▸ PROBLEM STATEMENT: The records below are made of lines; count those holding the word "this" and give the number only.

(Stored data)

## START

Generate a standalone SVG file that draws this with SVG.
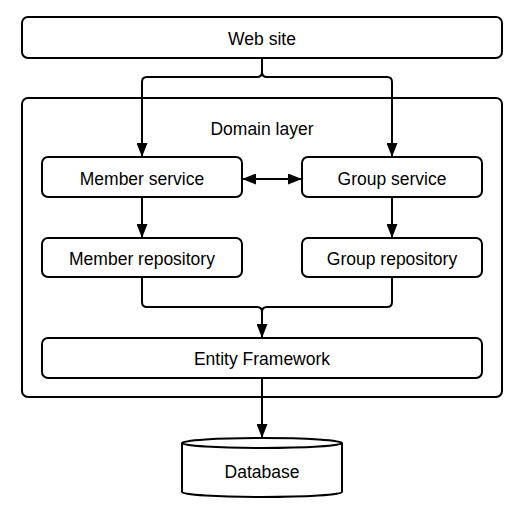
<svg xmlns="http://www.w3.org/2000/svg" width="521" height="516" viewBox="0 0 521 516">
<defs>
<style>
.box{fill:#fff;stroke:#000;stroke-width:2}
.t{font-family:"Liberation Sans",Arial,sans-serif;font-size:17.5px;fill:#000;text-anchor:middle;dominant-baseline:central}
.c{fill:none;stroke:#000;stroke-width:2}
</style>
<marker id="ah" viewBox="0 0 14 11" refX="14" refY="5.5" markerWidth="14" markerHeight="11" markerUnits="userSpaceOnUse" orient="auto-start-reverse">
<path d="M0,0 L14,5.5 L0,11 z" fill="#000"/>
</marker>
</defs>
<rect width="521" height="516" fill="#fff"/>
<g id="domain">
<rect class="box" x="22" y="98" width="480" height="299" rx="6"/>
<text class="t" x="262" y="129">Domain layer</text>
</g>
<g id="website">
<rect class="box" x="22" y="17" width="480" height="41" rx="6"/>
<text class="t" x="262" y="39">Web site</text>
</g>
<g id="member-service">
<rect class="box" x="42" y="157" width="200" height="40" rx="6"/>
<text class="t" x="142" y="179">Member service</text>
</g>
<g id="group-service">
<rect class="box" x="302" y="157" width="180" height="40" rx="6"/>
<text class="t" x="392" y="179">Group service</text>
</g>
<g id="member-repo">
<rect class="box" x="42" y="238" width="200" height="39" rx="6"/>
<text class="t" x="142" y="259">Member repository</text>
</g>
<g id="group-repo">
<rect class="box" x="302" y="238" width="180" height="39" rx="6"/>
<text class="t" x="392" y="259">Group repository</text>
</g>
<g id="entity-framework">
<rect class="box" x="42" y="338" width="440" height="40" rx="6"/>
<text class="t" x="262" y="359">Entity Framework</text>
</g>
<g id="database">
<path class="box" d="M182,443 L182,492 A80,5 0 0 0 342,492 L342,443 A80,5 0 0 0 182,443 Z"/>
<path class="c" d="M182,443 A80,5 0 0 0 342,443"/>
<text class="t" x="262" y="472">Database</text>
</g>
<g id="connectors">
<path class="c" d="M262,58 L262,72 Q262,77 257,77 L147,77 Q142,77 142,82 L142,157" marker-end="url(#ah)"/>
<path class="c" d="M262,72 Q262,77 267,77 L387,77 Q392,77 392,82 L392,157" marker-end="url(#ah)"/>
<path class="c" d="M242,179 L302,179" marker-start="url(#ah)" marker-end="url(#ah)"/>
<path class="c" d="M142,197 L142,238" marker-end="url(#ah)"/>
<path class="c" d="M392,197 L392,238" marker-end="url(#ah)"/>
<path class="c" d="M142,277 L142,302 Q142,307 147,307 L257,307 Q262,307 262,312 L262,338" marker-end="url(#ah)"/>
<path class="c" d="M392,277 L392,302 Q392,307 387,307 L267,307 Q262,307 262,312"/>
<path class="c" d="M262,378 L262,438" marker-end="url(#ah)"/>
</g>
</svg>
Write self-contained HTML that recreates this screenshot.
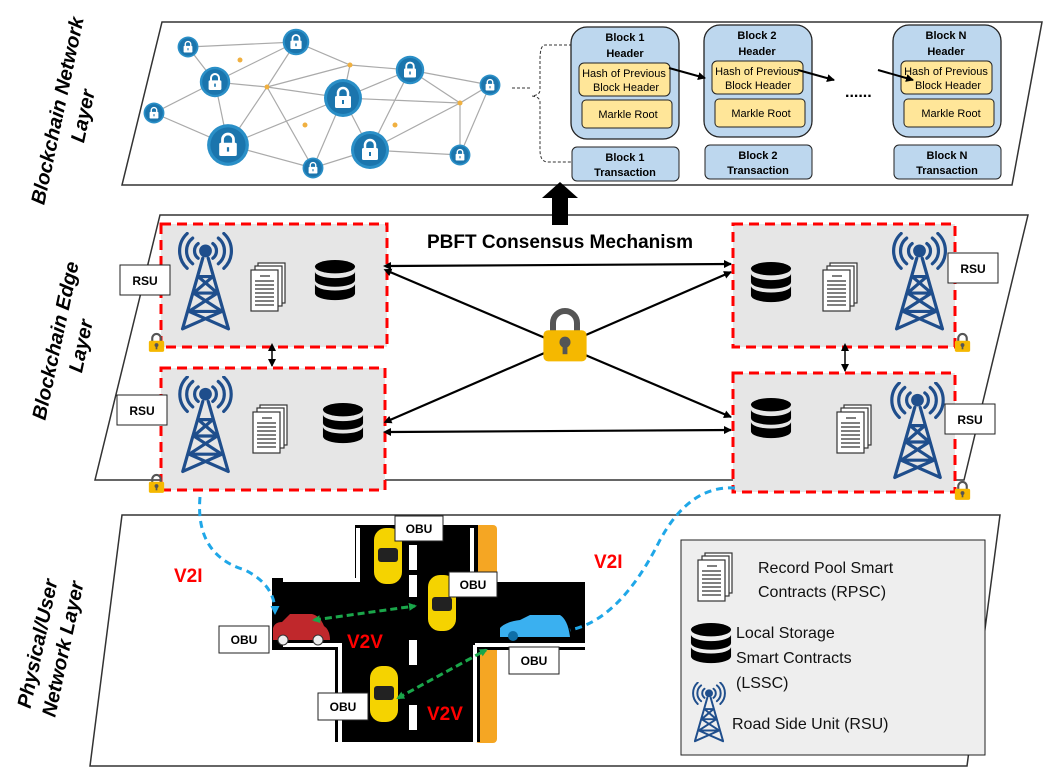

## END

▸ REPLY: 2